Andy Davies, sales and marketing director, Prometic Bioseparations
Davies began his presentation with a few words about his company, which for the past 30 years has provided a range of bioseparations products, including off-the-shelf and bespoke solutions. Prometic Bioseparations recently launched a number of semidisposable and disposable, prepacked, GMP-ready columns. The latest launch is a multimode mimetic (MMM) ligand library, which was the focus of his talk.
Among a range of technologies, the least resolving technique is gel filtration, which separates by size and largely has been replaced by membrane separation technology. Next are ion-exchange and hydrophobic-interaction chromatographies — which separate by net charge and hydrophobicity. Affinity purification is the most resolving technique possible in bioseparations. Multimode ligands fit in between classic ion-exchange and affinity technology as a higher resolving technique than the former, but not quite as resolving as the latter.
Just a few years ago, traditional downstream bioprocessing was a matter of linking those different techniques sequentially to achieve final purity of an end product. This was effective enough, but it could be a lengthy and costly process. In addition, yields could be low because so many steps were involved. What we’re seeing now, Davies explained, is a more modern approach with a very effective initial capture step (typically using affinity chromatography) that completes the bulk of the purification needed. Some purity levels can be >90% just from a single affinity step. That simplifies the rest of the process to one or two polishing steps to remove trace levels of contaminants that might remain.
Scientists also are beginning to adopt flow-through purification in which a target protein passes through a column that captures contaminants and/or impurities. The popularity of multimode ligands has grown in the past few years because they are extremely useful for flow-through polishing. One thing to note about them is that users must optimize both the binding and elution conditions with current multimode ligands to find a particular target or contaminant by adjusting pH, salt concentration, or solution polarity.
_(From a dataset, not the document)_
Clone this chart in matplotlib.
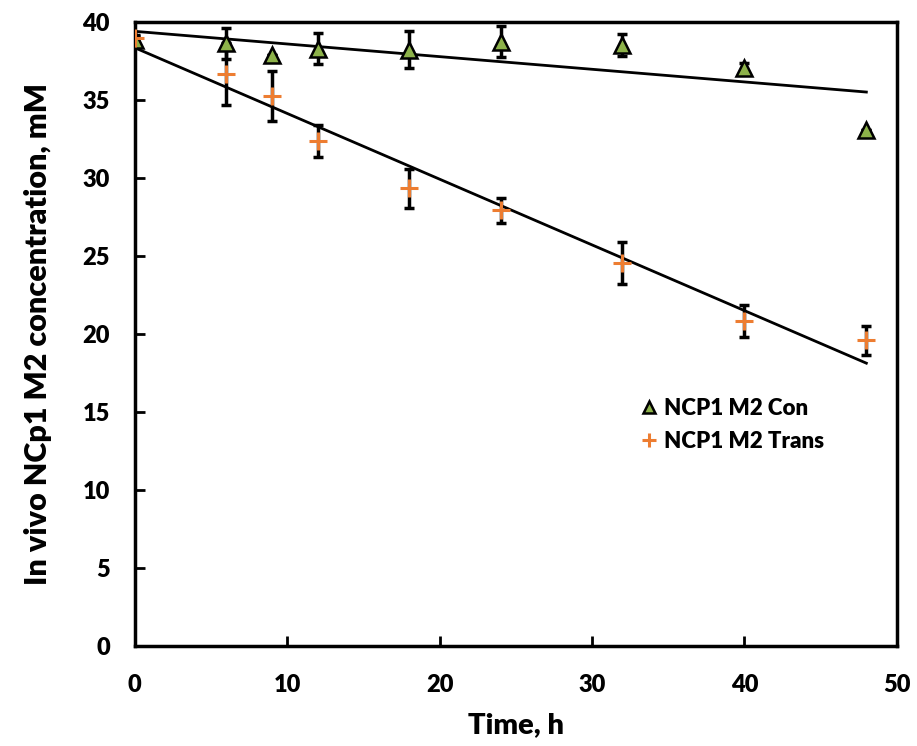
import matplotlib
matplotlib.use("Agg")
import matplotlib.pyplot as plt
import numpy as np

plt.rcParams['font.family'] = ['Lato', 'DejaVu Sans']
plt.rcParams['font.weight'] = 'bold'

# time points, h
time_h = [0, 6, 9, 12, 18, 24, 32, 40, 48]

# NCP1 M2 Con
con_mean = [38.9, 38.65, 37.9, 38.3, 38.25, 38.75, 38.55, 37.1, 33.1]
con_err = [0.2, 1.0, 0.0, 1.0, 1.2, 1.0, 0.7, 0.3, 0.0]

# NCP1 M2 Trans
trans_mean = [39.0, 36.7, 35.3, 32.4, 29.35, 27.95, 24.55, 20.85, 19.6]
trans_err = [0.2, 2.0, 1.6, 1.05, 1.25, 0.8, 1.35, 1.0, 0.95]

x = np.array(time_h)

fig = plt.figure(figsize=(9.17, 7.46), dpi=100)
ax = fig.add_axes([0.147, 0.134, 0.831, 0.836])

# linear trend lines
for ys in (con_mean, trans_mean):
    k, b = np.polyfit(x, ys, 1)
    ax.plot(x, k * x + b, color='black', lw=2, zorder=2)

ax.errorbar(x, con_mean, yerr=con_err, fmt='none', ecolor='black',
            elinewidth=2.5, capsize=3.5, capthick=2.5, zorder=3)
ax.errorbar(x, trans_mean, yerr=trans_err, fmt='none', ecolor='black',
            elinewidth=2.5, capsize=3.5, capthick=2.5, zorder=3)

ax.plot(x, con_mean, ls='none', marker='^', ms=11, mfc='#8db24a',
        mec='black', mew=1.8, zorder=4, label='NCP1 M2 Con')
ax.plot(x, trans_mean, ls='none', marker='+', ms=13, mec='#ed7d31',
        mew=2.2, zorder=5, label='NCP1 M2 Trans')

ax.set_xlim(0, 50)
ax.set_ylim(0, 40)
ax.set_xticks(range(0, 51, 10))
ax.set_yticks(range(0, 41, 5))
ax.tick_params(direction='in', length=7, width=2, labelsize=17)
ax.tick_params(axis='x', pad=20)
ax.tick_params(axis='y', pad=18)
for s in ax.spines.values():
    s.set_linewidth(2.5)

ax.set_xlabel('Time, h', fontsize=21, fontweight='heavy', labelpad=12)
ax.set_ylabel('In vivo NCp1 M2 concentration, mM', fontsize=22,
              fontweight='heavy', labelpad=22)
for t in ax.get_xticklabels() + ax.get_yticklabels():
    t.set_fontweight('heavy')

leg = ax.legend(loc='upper left', bbox_to_anchor=(0.64, 0.43), frameon=False,
                handlelength=0.6, handletextpad=0.35,
                labelspacing=0.55, markerscale=0.75,
                prop={'size': 16, 'weight': 'heavy'})

fig.savefig('out.png', dpi=100)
Davies explained that doing so can require sepnding a lot of time in optimizing the separation and trying to fit samples to working conditions that suit the ligands for binding.
His company is trying to change that. Rather than optimizing samples to bind to ligands, Prometic Bioseparations wants to create a range of ligands that will bind to samples in their native condition without adjustment. So the company created a diverse multimode ligand library consisting of 96 different affinity or multimode ligands attached to an agarose base matrix through a spacer arm. A number of different ligands are used: anionic and cationic, aliphatic and aromatic, hydrophobic and hydrophilic.
The easy-to-use multimode ligand library is arranged in a classic 8 × 12 array. Screening can be complete within one to two hours, after which a user quickly learns which ligands to focus on for further development. There is no need for complex or liquid-handling equipment; all that is required is a simple multimode pipette. Gravity controls the flow, with no need for vacuum or centrifugation of the plate. The free flow of gravity gives a residence time of about two minutes, providing sufficient time for interactions between the ligands and a molecule of interest. Davies presented an example of the use of this plate with a typical monoclonal antibody in a Chinese hamster ovary (CHO) cell feedstock.
By using a diverse ligand library, Davies concluded that a company can optimize separations in flow-through mode without needing to modify the sample feedstock itself. The multimode ligand library enables users to capture problem impurities directly from source material without adjustment. “We’ve changed the paradigm,” he said, “optimizing the sample to bind to the ligand to actually create a diverse library, allowing you to bind without making a change in conditions. Once you’ve found a ligand that works, we can provide larger volumes of the resin.”